- Written by: Roger Scruton
- Directed by: Louise Lockwood
- Starring: Roger Scruton
- Country of origin: United Kingdom
- Original language: English

Production
- Producer: Andrew Lockyer
- Editor: Enda Mullen
- Running time: 59 minutes

Original release
- Network: BBC Two
- Release: 28 November 2009

= Why Beauty Matters =

Why Beauty Matters is a 2009 British documentary film written and presented by the philosopher Roger Scruton. Scruton argues for the importance and transcendental nature of beauty.

The film was a part of BBC's project Modern Beauty Season, which consisted of a number of programmes on the topic of beauty and modernity, broadcast during November and December 2009. Why Beauty Matters premiered on BBC Two on 28 November 2009.

==Reception==
Michael Hogan wrote in The Daily Telegraph:
A counterpoint to Waldemar Januszczak's Ugly Beauty treatise last week, which insisted that beauty exists in contemporary art if you know where to look, Scruton's view is much more conservative. ... En route, Scruton namechecks many of the same modern artists as Januszczak: Carl Andre's bricks, the kitsch of Jeff Koons and the Young British Artist movement. His is a passionate argument, eloquently put, if perhaps a reactionary one.

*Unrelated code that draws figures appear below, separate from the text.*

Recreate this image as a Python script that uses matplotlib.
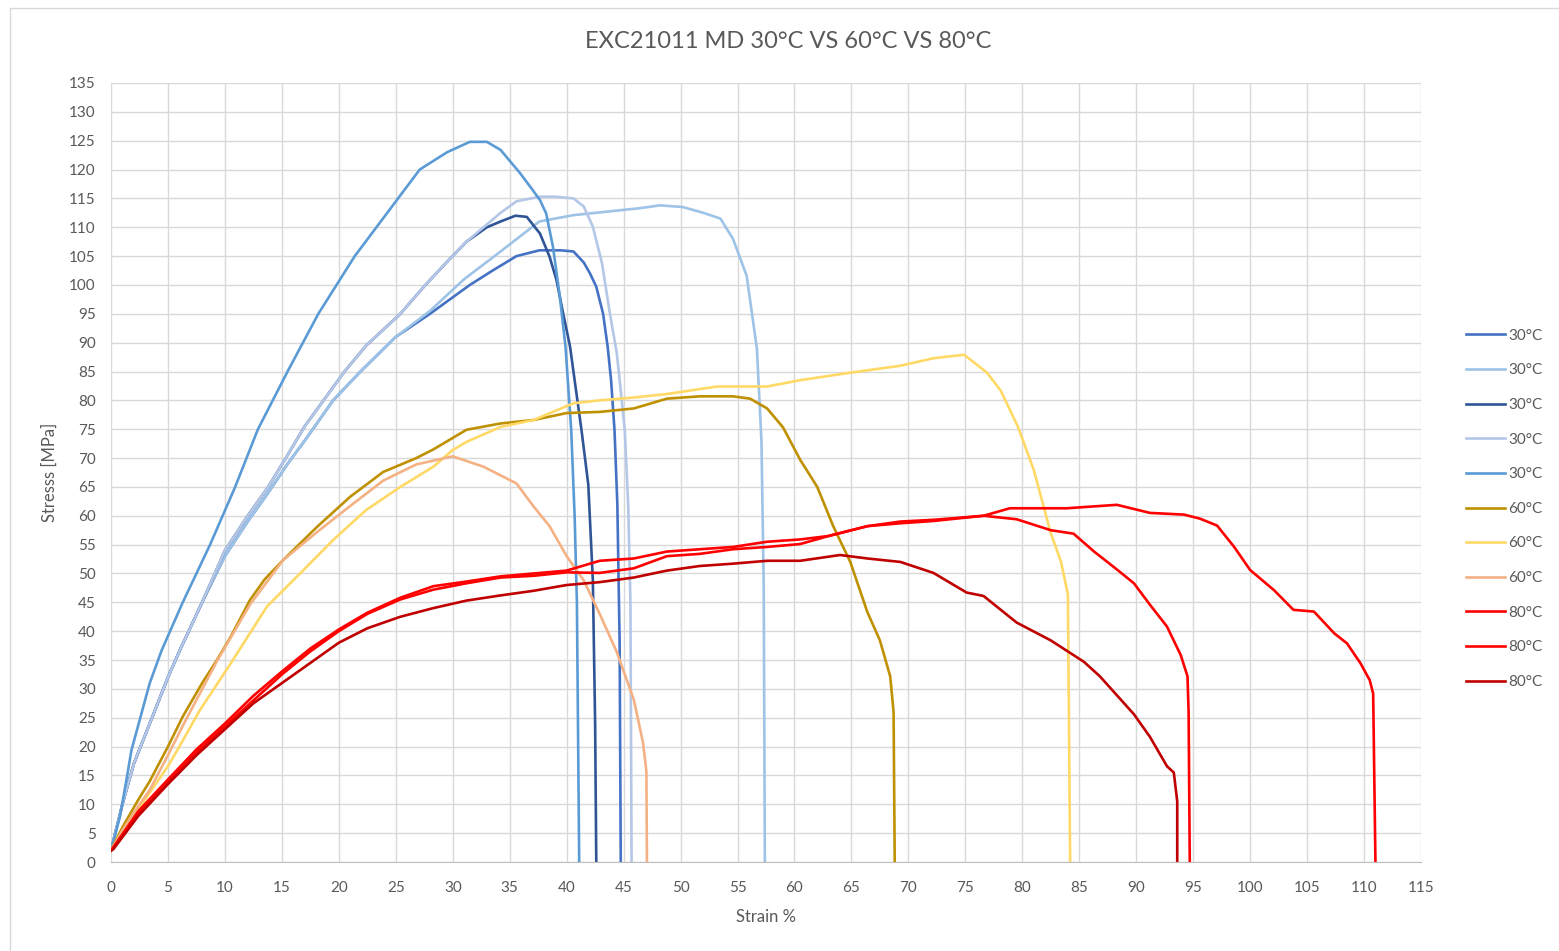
import matplotlib.pyplot as plt
from matplotlib.patches import Rectangle

plt.rcParams['font.family'] = ['Lato', 'DejaVu Sans']

# 30°C samples
s1_x = [0, 1, 2, 3, 4, 5, 6, 8, 10, 12, 13.8, 15.5, 17, 19.5, 21.9, 25, 28, 31.5, 33.5, 35.6, 37.6, 39.5, 40.6, 41.5, 42.05, 42.6, 43.2, 43.6, 43.9, 44.2, 44.45, 44.65, 44.75]
s1_y = [2, 10, 17, 22, 27, 32, 36.5, 45, 53, 59, 64, 69, 73, 80, 85, 91, 95, 100, 102.5, 105, 106, 106, 105.8, 103.9, 102, 99.7, 95, 89.3, 83.5, 74.9, 62, 38, 0]

s2_x = [0, 1, 2, 3, 4, 5, 6, 8, 10, 12, 13.8, 15.5, 17, 19.5, 21.9, 25, 28, 31, 34, 37.6, 40.6, 43.5, 46.4, 48.2, 50.2, 52, 53.5, 54.6, 55.8, 56.7, 57.1, 57.3, 57.4]
s2_y = [2, 10, 17, 22, 27, 32, 36.5, 45, 53, 59, 64, 69, 73, 80, 85, 91, 95.5, 101, 105.5, 111, 112.1, 112.7, 113.3, 113.8, 113.5, 112.5, 111.5, 108, 101.6, 89, 73, 48, 0]

s3_x = [0, 1, 2, 3, 4, 5, 6, 8, 10, 12, 13.8, 15.5, 17, 20.5, 22.4, 25.4, 27.6, 29.5, 31.2, 33, 34.2, 35.5, 36.5, 37.66, 38.5, 39.1, 39.7, 40.3, 40.7, 41.3, 41.9, 42.3, 42.5, 42.6]
s3_y = [2, 10, 17, 22, 27, 32, 36.5, 45, 54, 60, 65, 70.5, 75.5, 85, 89.5, 95, 100, 104, 107.5, 110, 111, 112, 111.8, 108.9, 104.9, 100.9, 95, 89.3, 83.5, 74.9, 65.4, 48.8, 24, 0]

s4_x = [0, 1, 2, 3, 4, 5, 6, 8, 10, 12, 13.8, 15.5, 17, 20.5, 22.4, 25.4, 27.6, 29.5, 31.2, 33, 34.2, 35.6, 37.66, 39, 40.6, 41.5, 42.3, 43.1, 43.8, 44.4, 44.8, 45.1, 45.4, 45.6, 45.7]
s4_y = [2, 10, 17, 22, 27, 32, 36.5, 45, 54, 60, 65, 70.5, 75.5, 85, 89.5, 95, 100, 104, 107.5, 110.5, 112.5, 114.5, 115.3, 115.3, 115, 113.6, 110.1, 103.8, 95, 88.2, 80.7, 74.9, 62, 45, 0]

s5_x = [0, 0.8, 1.3, 1.8, 3.4, 4.45, 6.3, 8.7, 10.9, 12.9, 15.5, 18.2, 21.4, 25.2, 27.1, 29.5, 31.5, 33, 34.2, 35.9, 37, 37.66, 38.2, 38.8, 39.4, 39.9, 40.4, 40.7, 40.9, 41.1]
s5_y = [2, 8, 13.6, 19.4, 31, 36.7, 45, 55, 65, 75, 85, 95, 105, 115, 120, 123, 124.8, 124.8, 123.4, 119.4, 116.5, 114.7, 112.4, 106.6, 98, 89.3, 74.9, 60, 45, 0]

# 60°C samples
s6_x = [0, 1, 2.4, 3.4, 5, 6.3, 8, 9.3, 10.5, 12.2, 13.5, 15.1, 18.1, 21, 23.9, 26.8, 28.3, 31.2, 34.2, 37.1, 40, 42.9, 45.9, 48.8, 51.7, 54.6, 56.1, 57.6, 59, 60.5, 62, 63.4, 64.9, 66.4, 67.5, 68.4, 68.7, 68.8]
s6_y = [2, 6, 10.8, 14, 20, 25.2, 31, 35, 39, 45.4, 49, 52.3, 58.1, 63.3, 67.6, 70, 71.5, 74.9, 76, 76.6, 77.8, 78, 78.6, 80.3, 80.7, 80.7, 80.3, 78.6, 75.3, 69.7, 65, 58.2, 52, 43.3, 38.4, 32.2, 26, 0]

s7_x = [0, 1, 2, 5, 6, 7.8, 10.7, 13.7, 16.6, 19.5, 22.4, 25.4, 28.3, 30, 31.2, 34.2, 37.1, 40.6, 42.9, 45.9, 48.8, 53.2, 57.6, 60.5, 64.9, 69.3, 72.2, 74.9, 76.9, 78.1, 79.6, 81, 82.5, 83.4, 84, 84.2]
s7_y = [2, 5, 8, 16.6, 20, 26.3, 35, 44.3, 50, 55.8, 61, 65, 68.5, 71.4, 72.8, 75.4, 76.6, 79.5, 80, 80.5, 81.1, 82.4, 82.4, 83.5, 84.8, 86, 87.3, 87.9, 84.8, 81.7, 75.5, 68, 57, 52, 46.4, 0]

s8_x = [0, 1, 2, 3.4, 5, 6.3, 9.3, 12.2, 15.1, 18.1, 21, 23.9, 26.8, 30, 32.7, 35.6, 37.1, 38.5, 40, 41.5, 42.9, 44.4, 45.9, 46.7, 47, 47.05]
s8_y = [2, 5.5, 8.5, 12.5, 18.5, 23.6, 34.8, 44.6, 52.3, 57.2, 61.7, 66.1, 68.9, 70.3, 68.5, 65.6, 61.6, 58.2, 53, 48.8, 43, 36.4, 28.1, 20.7, 15.7, 0]

# 80°C samples
s9_x = [0, 0.2, 2.4, 5, 7.5, 10, 12.5, 15, 17.5, 20, 22.5, 25.4, 28.3, 31.2, 34.2, 37.1, 40, 42.9, 45.9, 48.8, 51.7, 54.6, 57.6, 60.5, 63, 66.4, 69.3, 72.2, 76.6, 79.5, 82.5, 84.5, 86.3, 88.3, 89.8, 91.2, 92.7, 93.9, 94.5, 94.6, 94.7]
s9_y = [2, 2.5, 8.5, 14, 19, 23.5, 28, 32.5, 36.5, 40, 43, 45.5, 47.2, 48.3, 49.3, 49.6, 50.2, 50.1, 50.9, 53, 53.4, 54.2, 54.6, 55.1, 56.5, 58.2, 58.7, 59.1, 60, 59.4, 57.5, 56.9, 53.8, 50.7, 48.3, 44.6, 40.8, 35.9, 32.2, 26, 0]

s10_x = [0, 0.2, 2.4, 5, 7.5, 10, 12.5, 15, 17.5, 20, 22.5, 25.4, 28.3, 31.2, 34.2, 37.1, 40, 42.9, 45.9, 48.8, 51.7, 54.6, 57.6, 60.5, 63, 66.4, 69.3, 72.2, 76.6, 78.9, 83.9, 88.3, 91.2, 94.2, 95.6, 97.1, 98.6, 100, 102.1, 103.8, 105.6, 107.4, 108.5, 109.7, 110.5, 110.8, 111]
s10_y = [2, 2.5, 8.8, 14.3, 19.5, 24, 28.8, 33, 37, 40.3, 43.2, 45.8, 47.8, 48.6, 49.5, 50, 50.5, 52.2, 52.6, 53.8, 54.2, 54.6, 55.5, 55.9, 56.5, 58.2, 59, 59.3, 60, 61.3, 61.3, 61.9, 60.5, 60.2, 59.5, 58.3, 54.6, 50.6, 47.1, 43.7, 43.4, 39.6, 37.9, 34.4, 31.5, 29.2, 0]

s11_x = [0, 0.2, 2.4, 5, 7.5, 10, 12.5, 15, 17.5, 20, 22.5, 25.4, 28.3, 31.2, 34.2, 37.1, 40, 42.9, 45.9, 48.8, 51.7, 54.6, 57.6, 60.5, 64, 66.4, 69.3, 72.2, 75.1, 76.6, 79.5, 82.5, 85.4, 86.8, 89.8, 91.2, 92.7, 93.3, 93.6, 93.6]
s11_y = [2, 2.2, 8, 13.5, 18.5, 23, 27.5, 31, 34.5, 38, 40.5, 42.5, 44, 45.3, 46.2, 47, 48, 48.5, 49.3, 50.5, 51.3, 51.7, 52.2, 52.2, 53.2, 52.6, 52, 50.1, 46.7, 46.1, 41.5, 38.4, 34.7, 32.2, 25.6, 21.7, 16.6, 15.5, 10.5, 0]

series = [
    (s1_x, s1_y, '#4472C4', '30°C'),
    (s2_x, s2_y, '#9DC3E6', '30°C'),
    (s3_x, s3_y, '#2F5597', '30°C'),
    (s4_x, s4_y, '#B4C7E7', '30°C'),
    (s5_x, s5_y, '#5B9BD5', '30°C'),
    (s6_x, s6_y, '#BF9000', '60°C'),
    (s7_x, s7_y, '#FFD966', '60°C'),
    (s8_x, s8_y, '#F4B183', '60°C'),
    (s9_x, s9_y, '#FF0000', '80°C'),
    (s10_x, s10_y, '#FF0000', '80°C'),
    (s11_x, s11_y, '#C00000', '80°C'),
]

fig = plt.figure(figsize=(15.59, 9.51), dpi=100)
ax = fig.add_axes([111/1559, 1 - 862/951, (1421-111)/1559, (862-83)/951])

# chart area border
fig.patches.append(Rectangle((10/1559, -0.01), 1.0, 1 - 8/951 + 0.01, transform=fig.transFigure,
                             fill=False, edgecolor='#D9D9D9', linewidth=1))

for x, y, c, lab in series:
    ax.plot(x, y, color=c, lw=1.9, label=lab, solid_joinstyle='round')

ax.set_xlim(0, 115)
ax.set_ylim(0, 135)
ax.set_xticks(range(0, 116, 5))
ax.set_yticks(range(0, 136, 5))
ax.grid(True, color='#D9D9D9', lw=1)
ax.set_axisbelow(True)
for sp in ['top', 'right', 'left']:
    ax.spines[sp].set_visible(False)
ax.spines['bottom'].set_color('#BFBFBF')
ax.tick_params(length=0, labelsize=11, labelcolor='#595959')
ax.tick_params(axis='x', pad=13.5)
ax.tick_params(axis='y', pad=11)

ax.set_xlabel('Strain %', fontsize=12, color='#595959', labelpad=10)
ax.set_ylabel('Stresss [MPa]', fontsize=12, color='#595959', labelpad=8)
fig.text(788/1559, 1 - 41/951, 'EXC21011 MD 30°C VS 60°C VS 80°C', ha='center', va='center',
         fontsize=17, color='#595959')

fig.legend(loc='upper left', bbox_to_anchor=(1452/1559, 1 - 315/951), frameon=False,
           fontsize=11, labelcolor='#595959', handlelength=2.6, handletextpad=0.2,
           labelspacing=1.35)

plt.savefig('out.png', dpi=100)
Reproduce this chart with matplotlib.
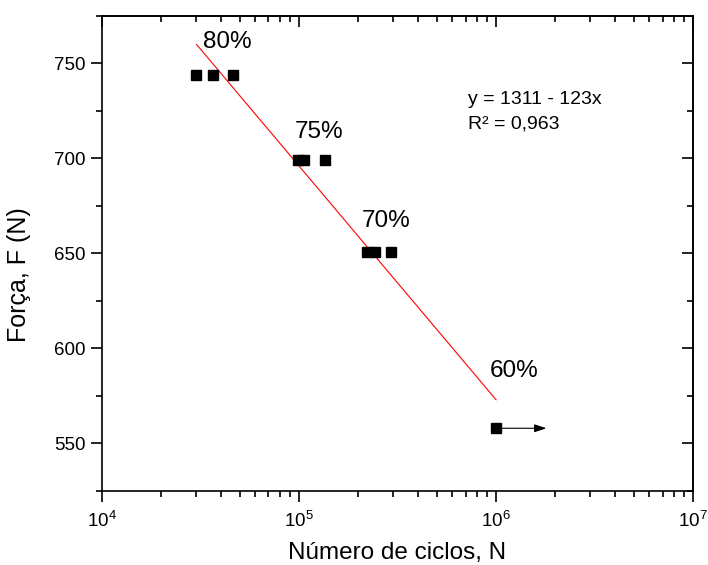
import numpy as np
import matplotlib.pyplot as plt
from matplotlib.ticker import LogLocator, MultipleLocator, NullFormatter

plt.rcParams['font.family'] = ['Liberation Sans', 'DejaVu Sans']
plt.rcParams['mathtext.fontset'] = 'custom'
plt.rcParams['mathtext.rm'] = 'Liberation Sans'
plt.rcParams['mathtext.it'] = 'Liberation Sans:italic'
plt.rcParams['mathtext.default'] = 'regular'

# ensaios de fadiga: número de ciclos até a ruptura e força aplicada
ciclos = [3.0e4, 3.65e4, 4.6e4,
          9.9e4, 1.06e5, 1.36e5,
          2.22e5, 2.44e5, 2.94e5,
          1.0e6]
forca = [744, 744, 744,
         699, 699, 699,
         651, 651, 651,
         558]

niveis = ["80%", "75%", "70%", "60%"]
nivel_x = [3.25e4, 9.5e4, 2.08e5, 9.3e5]
nivel_y = [761, 714, 667, 588]

# reta ajustada y = a + b*log10(N)
a, b = 1311, -123
ajuste_logN = [4.48, 6.0]

fig = plt.figure(figsize=(7.08, 5.65), dpi=100)
ax = fig.add_axes([0.144, 0.131, 0.835, 0.841])

ax.plot(ciclos, forca, 's', color='black', markersize=7, zorder=3)

logN = np.array(ajuste_logN)
ax.plot(10 ** logN, a + b * logN, color='red', linewidth=0.8, zorder=2)

# corpo de prova que não rompeu (run-out)
ax.annotate("", xy=(1.8e6, forca[-1]), xytext=(1.05e6, forca[-1]),
            arrowprops=dict(arrowstyle='-|>,head_length=0.6,head_width=0.2',
                            color='black', lw=0.8, mutation_scale=12,
                            shrinkA=0, shrinkB=0))

for txt, x, y in zip(niveis, nivel_x, nivel_y):
    ax.text(x, y, txt, fontsize=17.5, ha='left', va='center')

ax.text(0.62, 0.823, "y = 1311 - 123x", transform=ax.transAxes,
        fontsize=14, va='center')
ax.text(0.62, 0.773, "R² = 0,963", transform=ax.transAxes,
        fontsize=14, va='center')

ax.set_xscale('log')
ax.set_xlim(1e4, 1e7)
ax.set_ylim(525, 775)
ax.xaxis.set_major_locator(LogLocator(base=10, numticks=10))
ax.xaxis.set_minor_locator(LogLocator(base=10, subs=np.arange(2, 10), numticks=10))
ax.xaxis.set_minor_formatter(NullFormatter())
ax.yaxis.set_major_locator(MultipleLocator(50))
ax.yaxis.set_minor_locator(MultipleLocator(25))

ax.tick_params(which='both', direction='out', top=False, right=False,
               labelsize=13.5, width=1.2)
ax.tick_params(which='major', length=8)
ax.tick_params(which='minor', length=4)
ax.tick_params(axis='x', which='major', pad=6)

# eixos espelhados com marcas para dentro
top = ax.secondary_xaxis('top')
top.set_xscale('log')
top.xaxis.set_major_locator(LogLocator(base=10, numticks=10))
top.xaxis.set_minor_locator(LogLocator(base=10, subs=np.arange(2, 10), numticks=10))
top.tick_params(which='both', direction='in', labeltop=False, width=1.2)
top.tick_params(which='major', length=8)
top.tick_params(which='minor', length=4)
top.xaxis.set_minor_formatter(NullFormatter())
top.xaxis.set_major_formatter(NullFormatter())

right = ax.secondary_yaxis('right')
right.yaxis.set_major_locator(MultipleLocator(50))
right.yaxis.set_minor_locator(MultipleLocator(25))
right.tick_params(which='both', direction='in', labelright=False, width=1.2)
right.tick_params(which='major', length=8)
right.tick_params(which='minor', length=4)

for s in list(ax.spines.values()) + [top.spines['top'], right.spines['right']]:
    s.set_linewidth(1.2)

ax.set_xlabel("Número de ciclos, N", fontsize=17.5)
ax.set_ylabel("Força, F (N)", fontsize=18)
ax.xaxis.set_label_coords(0.5, -0.107)
ax.yaxis.set_label_coords(-0.12, 0.455)

fig.savefig("out.png", dpi=100)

Tim Dowling of The Guardian wrote:
[Scruton's] precis of the history of theories about beauty, from Plato to Kant, only served to soften his case. There's a reason people don't think of the world as "intrinsically meaningful" any more: because it isn't. ... Scruton's biggest problem was his failure to provide us with anything to replace the modern world with. To point us in the right direction for the future of architecture, he could only offer Poundbury, the Prince Charles-sponsored Anglo-Disney in Dorset. His visit with a traditionalist sculptor came across as two grumpy old men venting their contempt for all things new.